Vi dividono in gruppi. E riaspetti che chiamino il tuo gruppo. Ti metti in fila per il controllo sicurezza. E aspetti che entrino tutti, uno alla volta. Ti controllano da capo a piedi, sai mai che ti è rimasta una forcina tra i capelli. Perché la borsa la lasci fuori, OVVIO, e porti con te solo i documenti. Però, è meglio se separiamo gli oggetti metallici e li estraiamo da questo grande, informe e potenzialmente pericoloso contenitore. Fuori cellulare, caricabatterie, qualunque elemento elettronico. Il laptop addirittura meglio se lo lasci proprio fuori dall’edificio. Via il cip per i codici della banca. Fuori le chiavi di casa.

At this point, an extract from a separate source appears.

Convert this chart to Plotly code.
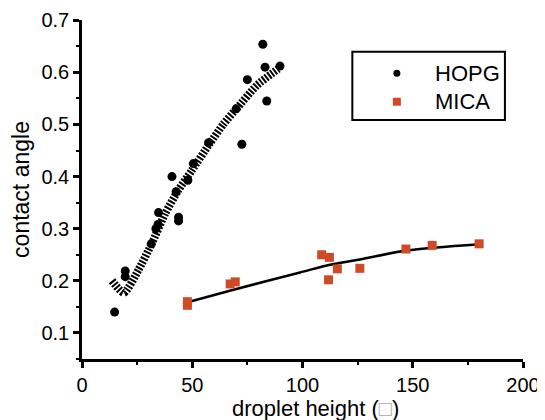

Estrai anche il tagliaunghie per le pellicine moleste (attenzione non la forbice, il tagliaunghie). Le forcine per i ciuffi ribelli… andale, raus. Tu e il tuo fascicolo di documenti entrate: due cuori e tanta speranza.
E aspetti che ti chiamino.
Ti presenti a un primo sportello dove un impiegato esamina il tuo fascicolo di documenti e ne scorpora la metà, che non serve (pur essendo in lista, ma vabbè…). Ti danno un numero.
E aspetti che esca il tuo numero.
Nel frattempo ti si presentano scene raccapriccianti. Tipo una tizia che si mette a piangere e urlare di felicità quando l’uomo del monte pronuncia il suo sì, tanto che il tale è costretto a richiamarla: “scusi, signorina, mica che ci devo ripensare forse!?!”. Tipo uno uomo distrutto dalla vita che si addormenta per un buon quarto d’ora. Sguardi persi nel vuoto, nella media. Perché in effetti che fai tutto quel tempo? Ti hanno tolto tutto. Su internet non puoi andare perché non hai supporti elettronici. La manicure non te la puoi fare. I capelli non li puoi acconciare. Non puoi nemmeno guardare l’ora, a meno che tu non abbia un orologio da polso non digitale. Tanto a che ti serve controllare un tempo indefinito che ti sembrerà comunque tendente all’eternità?
E aspetti il tuo turno.
Poi il console ti chiama. Ciao, come stai? Sei contento di andare negli Stati Uniti? Tu sei oramai lobotomizzato, hai la testa che ti ciondola e fai sì a tutto. Toglietemi tutto, ma non la possibilità di ottenere il mio Visto. Sei straniero e richiedi il Visto dall’Italia? Sei un tipo quanto meno sospetto. Niente Visto. Vuoi trattenerti per un tempo lungo, ma non sai bene cosa farai là? Non hai ragioni per andare. Niente Visto. Non parli l’inglese decentemente? Non puoi sopravvivere. Niente Visto. “M’ama non m’ama” è un gioco meno ansiogeno. Una carneficina. E aspetti, aspetti… Vai per motivi di studio? Ah Cornell University! Bello! Certo, fa freddo laggiù! Ok, allora ricevi il Visto tra due-tre giorni. Ma quando parti? Ah, hai urgenza? Ora vedo cosa possiamo fare. Se riusciamo a dartelo in giornata, ti telefoniamo. Tu, ASPETTA!
In fondo, che cos’è il Visto per gli Stati Uniti, se non l’attesa stessa del Visto?